Dutch to leave Afghanistan, PM says
The 1,600 Dutch soldiers in Afghanistan will probably leave this year, Prime Minister Jan Peter Balkenende said Sunday.
The governing Dutch coalition collapsed Saturday over disputes about the date for the withdrawal of the soldiers.
NATO has asked the Netherlands to extend its commitment for a year past the August withdrawal date, but most of the 150 members of the legislature oppose keeping the troops in Afghanistan.
Balkenende announced that Labor was leaving the coalition he heads after a marathon cabinet meeting that ended early Saturday.
Labor wants the Dutch soldiers in Uruzgan province to leave in August, but Balkenende's Christian Democratic Alliance disagreed.
Marjah offensive continues
Meanwhile, the coalition offensive in Marjah in Afghanistan's southern Helmand province is still trying to dislodge the Taliban from the city they control, eight days after the fighting began.
U.S. marines and Afghan units were squeezing an estimated 40 insurgents in the western quarter of the city on Sunday.
"It looks like they want to stay and fight but they can always drop their weapons and slip away.
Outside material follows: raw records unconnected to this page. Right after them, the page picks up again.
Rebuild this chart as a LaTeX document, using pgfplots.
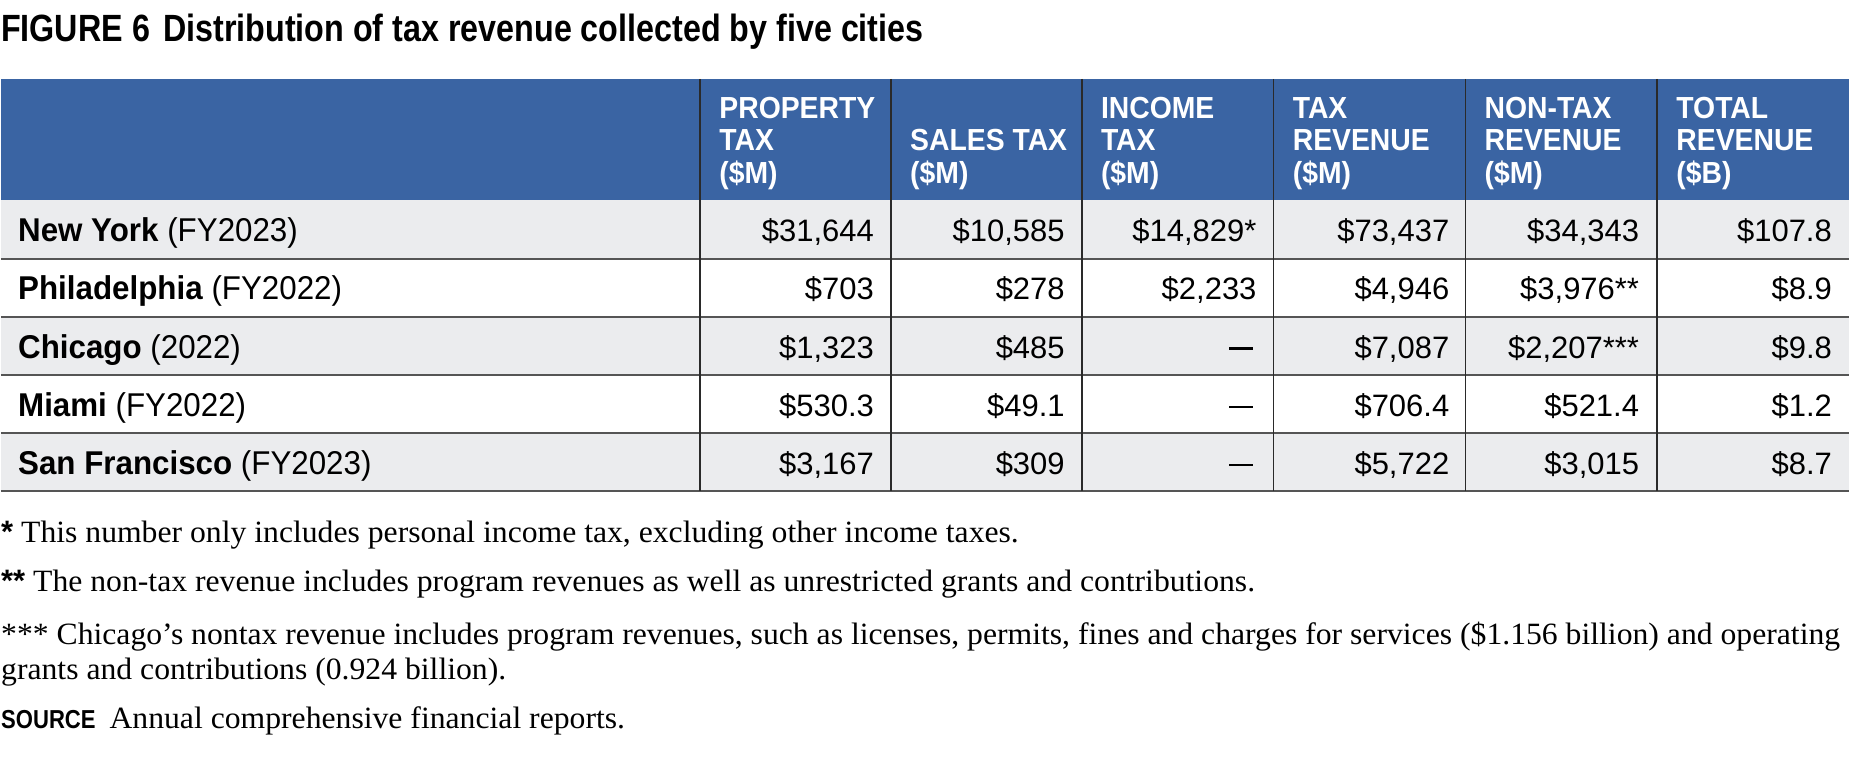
\documentclass[border=0pt]{standalone}
\usepackage{fontspec}
\usepackage{pgfplots}
\pgfplotsset{compat=1.18}
\setmainfont{Liberation Serif}
\newfontfamily\titlefont[FakeStretch=0.85]{Liberation Sans}
\newfontfamily\headfont[FakeStretch=0.93]{Liberation Sans}
\newfontfamily\cityfont[FakeStretch=0.95]{Liberation Sans}
\newfontfamily\numfont{Liberation Sans}
\newfontfamily\notefont[FakeStretch=1.023]{Liberation Serif}
\definecolor{hdrblue}{HTML}{3A64A3}
\definecolor{rowgrey}{HTML}{EBECEE}
\definecolor{rule}{HTML}{555555}
\definecolor{vrule}{HTML}{2A2A2A}
\newcommand{\nodash}{\rule[8.5pt]{24pt}{2.4pt}}
\begin{document}
\begin{tikzpicture}
\begin{axis}[
  width=1850pt, height=775pt, scale only axis,
  xmin=0, xmax=1850, ymin=0, ymax=775, y dir=reverse,
  hide axis, clip=false, anchor=origin, at={(0,0)}]
% frame for bounding box
\draw[draw=none] (axis cs:0,0) rectangle (axis cs:1850,775);
% title
\node[anchor=base west, inner sep=0pt] at (axis cs:0,42) {\titlefont\bfseries\fontsize{38}{44}\selectfont FIGURE 6\hspace{0.35em}Distribution of tax revenue collected by five cities};
% header band
\fill[hdrblue] (axis cs:0,79) rectangle (axis cs:1850,200.5);
% row fills
\fill[rowgrey] (axis cs:0,200.5) rectangle (axis cs:1850,258.8);
\fill[rowgrey] (axis cs:0,317.1) rectangle (axis cs:1850,375.4);
\fill[rowgrey] (axis cs:0,433.7) rectangle (axis cs:1850,492);
% horizontal rules
\pgfplotsinvokeforeach{258.8,317.1,375.4,433.7,492}{
  \draw[rule, line width=2pt] (axis cs:0,#1) -- (axis cs:1850,#1);
}
% vertical rules
\pgfplotsinvokeforeach{700,891,1082,1274,1466,1658}{
  \draw[vrule, line width=1.6pt] (axis cs:#1,79) -- (axis cs:#1,492);
}
% header text
\tikzset{hd/.style={anchor=base west, inner sep=0pt, text=white, font=\headfont\bfseries\fontsize{30.5}{33}\selectfont}}
\node[hd] at (axis cs:719,119) {PROPERTY};
\node[hd] at (axis cs:719,151) {TAX};
\node[hd] at (axis cs:719,184) {(\$M)};
\node[hd] at (axis cs:910,151) {SALES TAX};
\node[hd] at (axis cs:910,184) {(\$M)};
\node[hd] at (axis cs:1101,119) {INCOME};
\node[hd] at (axis cs:1101,151) {TAX};
\node[hd] at (axis cs:1101,184) {(\$M)};
\node[hd] at (axis cs:1293,119) {TAX};
\node[hd] at (axis cs:1293,151) {REVENUE};
\node[hd] at (axis cs:1293,184) {(\$M)};
\node[hd] at (axis cs:1485,119) {NON-TAX};
\node[hd] at (axis cs:1485,151) {REVENUE};
\node[hd] at (axis cs:1485,184) {(\$M)};
\node[hd] at (axis cs:1677,119) {TOTAL};
\node[hd] at (axis cs:1677,151) {REVENUE};
\node[hd] at (axis cs:1677,184) {(\$B)};
% city names
\tikzset{ct/.style={anchor=base west, inner sep=0pt, font=\cityfont\fontsize{33}{38}\selectfont}}
\node[ct] at (axis cs:17,242) {\textbf{New York} (FY2023)};
\node[ct] at (axis cs:17,300.3) {\textbf{Philadelphia} (FY2022)};
\node[ct] at (axis cs:17,358.6) {\textbf{Chicago} (2022)};
\node[ct] at (axis cs:17,416.9) {\textbf{Miami} (FY2022)};
\node[ct] at (axis cs:17,475.2) {\textbf{San Francisco} (FY2023)};
% numbers
\tikzset{nm/.style={anchor=base east, inner sep=0pt, font=\numfont\fontsize{31}{36}\selectfont}}
% row 1
\node[nm] at (axis cs:874,242) {\$31,644};
\node[nm] at (axis cs:1065,242) {\$10,585};
\node[nm] at (axis cs:1257,242) {\$14,829*};
\node[nm] at (axis cs:1450,242) {\$73,437};
\node[nm] at (axis cs:1640,242) {\$34,343};
\node[nm] at (axis cs:1833,242) {\$107.8};
% row 2
\node[nm] at (axis cs:874,300.3) {\$703};
\node[nm] at (axis cs:1065,300.3) {\$278};
\node[nm] at (axis cs:1257,300.3) {\$2,233};
\node[nm] at (axis cs:1450,300.3) {\$4,946};
\node[nm] at (axis cs:1640,300.3) {\$3,976**};
\node[nm] at (axis cs:1833,300.3) {\$8.9};
% row 3
\node[nm] at (axis cs:874,358.6) {\$1,323};
\node[nm] at (axis cs:1065,358.6) {\$485};
\node[nm] at (axis cs:1254,358.6) {\nodash};
\node[nm] at (axis cs:1450,358.6) {\$7,087};
\node[nm] at (axis cs:1640,358.6) {\$2,207***};
\node[nm] at (axis cs:1833,358.6) {\$9.8};
% row 4
\node[nm] at (axis cs:874,416.9) {\$530.3};
\node[nm] at (axis cs:1065,416.9) {\$49.1};
\node[nm] at (axis cs:1254,416.9) {\nodash};
\node[nm] at (axis cs:1450,416.9) {\$706.4};
\node[nm] at (axis cs:1640,416.9) {\$521.4};
\node[nm] at (axis cs:1833,416.9) {\$1.2};
% row 5
\node[nm] at (axis cs:874,475.2) {\$3,167};
\node[nm] at (axis cs:1065,475.2) {\$309};
\node[nm] at (axis cs:1254,475.2) {\nodash};
\node[nm] at (axis cs:1450,475.2) {\$5,722};
\node[nm] at (axis cs:1640,475.2) {\$3,015};
\node[nm] at (axis cs:1833,475.2) {\$8.7};
% footnotes
\tikzset{fn/.style={anchor=base west, inner sep=0pt, font=\notefont\fontsize{31}{36}\selectfont}}
\node[fn] at (axis cs:0,543) {{\numfont\bfseries *} This number only includes personal income tax, excluding other income taxes.};
\node[fn] at (axis cs:0,592) {{\numfont\bfseries **} The non-tax revenue includes program revenues as well as unrestricted grants and contributions.};
\node[fn] at (axis cs:0,645) {*** Chicago’s nontax revenue includes program revenues, such as licenses, permits, fines and charges for services (\$1.156 billion) and operating};
\node[fn] at (axis cs:0,680) {grants and contributions (0.924 billion).};
\node[fn] at (axis cs:0,729) {{\titlefont\bfseries\fontsize{26}{30}\selectfont SOURCE}\hspace{0.45em}Annual comprehensive financial reports.};
\end{axis}
\end{tikzpicture}
\end{document}
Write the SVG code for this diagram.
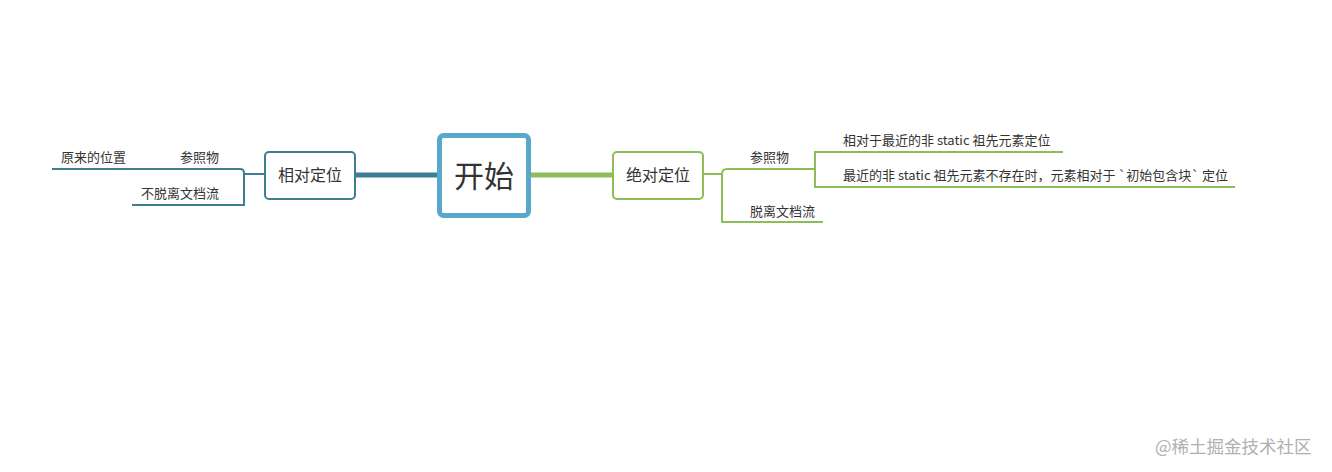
<svg xmlns="http://www.w3.org/2000/svg" width="1332" height="472" viewBox="0 0 1332 472">
<style>
.leaf{font-family:"Noto Sans CJK SC","Liberation Sans",sans-serif;font-size:13px;fill:#333}
.node{font-family:"Noto Sans CJK SC","Liberation Sans",sans-serif;font-size:16px;fill:#333;text-anchor:middle}
.big{font-size:30px}
.teal{stroke:#3f7d94;fill:none}
.green{stroke:#8cbd59;fill:none}
</style>
<rect width="1332" height="472" fill="#fff"/>
<g id="connectors" stroke-linecap="butt">
  <line x1="355" y1="175" x2="437" y2="175" class="teal" stroke-width="5"/>
  <line x1="531" y1="175" x2="613" y2="175" class="green" stroke-width="5"/>
  <path d="M264 174 H244 M52 169 H240 Q244 169 244 173 V205 H132" class="teal" stroke-width="2"/>
  <path d="M703 174 H722 M815 169 H727 Q722 169 722 174 V222 H823" class="green" stroke-width="2"/>
  <path d="M1063 152 H815 V187 H1235" class="green" stroke-width="2"/>
</g>
<g id="center">
  <rect x="439.5" y="135.5" width="89" height="80" rx="4" fill="#fff" stroke="#5aa7cc" stroke-width="5"/>
  <text x="484" y="187" class="node big">开始</text>
</g>
<g id="rel">
  <rect x="265" y="152" width="90" height="47" rx="4" fill="#fff" class="teal" stroke-width="2"/>
  <text x="310" y="181" class="node">相对定位</text>
</g>
<g id="abs">
  <rect x="613" y="152" width="90" height="47" rx="4" fill="#fff" class="green" stroke-width="2"/>
  <text x="658" y="181" class="node">绝对定位</text>
</g>
<g id="rel-ref"><text x="180" y="162" class="leaf">参照物</text></g>
<g id="rel-orig"><text x="61" y="162" class="leaf">原来的位置</text></g>
<g id="rel-flow"><text x="141" y="198" class="leaf">不脱离文档流</text></g>
<g id="abs-ref"><text x="750" y="162" class="leaf">参照物</text></g>
<g id="abs-ref1"><text x="843" y="145" class="leaf">相对于最近的非 static 祖先元素定位</text></g>
<g id="abs-ref2"><text x="843" y="180" class="leaf">最近的非 static 祖先元素不存在时，元素相对于 `初始包含块` 定位</text></g>
<g id="abs-flow"><text x="750" y="216" class="leaf">脱离文档流</text></g>
<text x="1155" y="453" font-family="Noto Sans CJK SC,sans-serif" font-size="17.5" fill="#b0b0b0">@稀土掘金技术社区</text>
</svg>
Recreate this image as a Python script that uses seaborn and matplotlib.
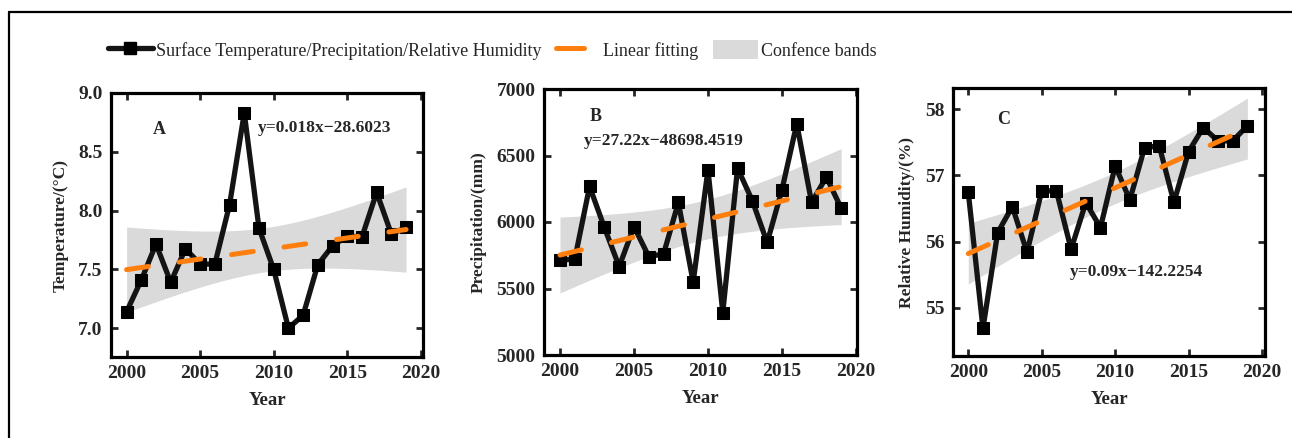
import numpy as np
import pandas as pd
import matplotlib
matplotlib.use("Agg")
import matplotlib.pyplot as plt
import seaborn as sns
from matplotlib.lines import Line2D
from matplotlib.patches import Patch

# ---------------- data ----------------
years = list(range(2000, 2020))
temperature = [7.14, 7.41, 7.715, 7.39, 7.675, 7.545, 7.545, 8.05, 8.83, 7.85,
               7.50, 7.00, 7.11, 7.54, 7.70, 7.785, 7.775, 8.155, 7.80, 7.857]
precipitation = [5715, 5720, 6267, 5959, 5665, 5966, 5740, 5760, 6147, 5547,
                 6393, 5319, 6405, 6159, 5846, 6242, 6739, 6147, 6338, 6104]
humidity = [56.745, 54.687, 56.134, 56.528, 55.837, 56.765, 56.765, 55.882, 56.588, 56.21,
            57.143, 56.629, 57.42, 57.445, 56.593, 57.36, 57.723, 57.52, 57.52, 57.748]

panel_letters = ["A", "B", "C"]
equations = ["y=0.018x\u221228.6023", "y=27.22x\u221248698.4519", "y=0.09x\u2212142.2254"]
y_labels = ["Temperature/(\u00b0C)", "Precipitation/(mm)", "Relative Humidity/(%)"]
x_label = "Year"
x_ticks = [2000, 2005, 2010, 2015, 2020]
y_ticks = [[7.0, 7.5, 8.0, 8.5, 9.0], [5000, 5500, 6000, 6500, 7000], [55, 56, 57, 58]]
y_tick_labels = [["7.0", "7.5", "8.0", "8.5", "9.0"],
                 ["5000", "5500", "6000", "6500", "7000"],
                 ["55", "56", "57", "58"]]
legend_labels = ["Surface Temperature/Precipitation/Relative Humidity",
                 "Linear fitting", "Confence bands"]

series = [temperature, precipitation, humidity]

# ---------------- style ----------------
sns.set_theme(style="ticks")
plt.rcParams["font.family"] = ["Liberation Serif", "DejaVu Serif"]
plt.rcParams["mathtext.fontset"] = "stix"

fig = plt.figure(figsize=(12.92, 4.38), dpi=100)
W, H = 1292, 438

def ax_rect(l, r, t, b):
    return [l / W, 1 - b / H, (r - l) / W, (b - t) / H]

rects = [ax_rect(111, 423, 93, 357), ax_rect(544, 857, 89, 355), ax_rect(953, 1265, 88, 356)]
xlims = [(1998.94, 2020.15), (1998.92, 2020.07), (1998.96, 2020.2)]
ylims = [(6.755, 9.0), (5000, 7000), (54.27, 58.32)]
letter_pos = [(2002.25, 8.69), (2002.4, 6794), (2002.4, 57.84)]
eq_pos = [(2008.9, 8.70, "left"), (2001.6, 6606, "left"), (2006.9, 55.54, "left")]

ORANGE = "#ff7f0e"
BAND = "#dadada"
TVAL = 2.101  # t(0.975, df=18)

for i in range(3):
    ax = fig.add_axes(rects[i])
    df = pd.DataFrame({"year": years, "value": series[i]})
    x = np.array(years, dtype=float)
    y = np.array(series[i], dtype=float)
    # linear fit and analytic 95% confidence band
    b1, b0 = np.polyfit(x, y, 1)
    yhat = b0 + b1 * x
    n = len(x)
    s = np.sqrt(np.sum((y - yhat) ** 2) / (n - 2))
    xx = np.linspace(x.min(), x.max(), 200)
    yy = b0 + b1 * xx
    se = s * np.sqrt(1 / n + (xx - x.mean()) ** 2 / np.sum((x - x.mean()) ** 2))
    ax.fill_between(xx, yy - TVAL * se, yy + TVAL * se, color=BAND, lw=0, zorder=1)

    sns.lineplot(data=df, x="year", y="value", ax=ax, color="#141414", lw=3.8,
                 marker="s", markersize=9, markeredgecolor="black",
                 markerfacecolor="black", zorder=3)
    ax.plot(xx, yy, color=ORANGE, lw=3.6, linestyle=(0, (4.4, 6.2)),
            dash_capstyle="round", zorder=4)

    ax.set_xlim(*xlims[i])
    ax.set_ylim(*ylims[i])
    ax.set_xticks(x_ticks)
    ax.set_xticklabels([str(t) for t in x_ticks])
    ax.set_yticks(y_ticks[i])
    ax.set_yticklabels(y_tick_labels[i])
    ax.tick_params(direction="in", length=5, width=2, top=True, right=True,
                   labelsize=14, pad=6)
    for lab in ax.get_xticklabels() + ax.get_yticklabels():
        lab.set_fontweight("bold")
    for sp in ax.spines.values():
        sp.set_linewidth(2.3)
        sp.set_color("black")
        sp.set_visible(True)
    ax.set_xlabel(x_label, fontsize=13.5, fontweight="bold", labelpad=7)
    ax.set_ylabel(y_labels[i], fontsize=12.5, fontweight="bold", labelpad=7)
    lx, ly = letter_pos[i]
    ax.text(lx, ly, panel_letters[i], fontsize=13, fontweight="bold",
            ha="center", va="center")
    ex, ey, ha = eq_pos[i]
    ax.text(ex, ey, equations[i], fontsize=12.5, fontweight="bold",
            ha=ha, va="center")

handles = [
    Line2D([], [], color="#141414", lw=3.8, marker="s", markersize=9,
           markerfacecolor="black", markeredgecolor="black"),
    Line2D([], [], color=ORANGE, lw=3.6, linestyle=(0, (5.6, 10)), dash_capstyle="round"),
    Patch(facecolor=BAND, edgecolor="none"),
]
fig.legend(handles, legend_labels, loc="center", bbox_to_anchor=(0.381, 1 - 50 / H),
           ncol=3, frameon=False, fontsize=13, handlelength=2.5, handletextpad=0.15,
           columnspacing=0.8, handleheight=1.2)

# partial outer frame (left and top edges)
fig.add_artist(Line2D([9 / W, 9 / W], [0, 1 - 12 / H], transform=fig.transFigure,
                      color="black", lw=1.6))
fig.add_artist(Line2D([9 / W, 1], [1 - 12 / H, 1 - 12 / H], transform=fig.transFigure,
                      color="black", lw=1.6))

fig.savefig("out.png", dpi=100)
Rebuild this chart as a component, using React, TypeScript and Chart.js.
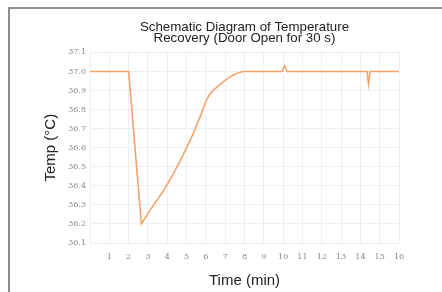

That's the nature of this war," said marine Lt.-Col. Brian Christmas.
Late last week, a top NATO official said it could take 30 days to secure Marjah and the Nad Ali district just north of the city of 80,000.
The coalition is aiming to clear the Taliban from the city and break their hold over the opium trade, which provides money for the insurgents.
Once the insurgents are driven out, the coalition wants to restore the Afghan government and restart public services to win over the population.
So far, 12 NATO soldiers and one Afghan soldier have been killed in the offensive. Coalition intelligence estimates at least 120 insurgents have died.
Canadian forces are only lightly involved. A 34-soldier contingent is mentoring Afghan forces in the area.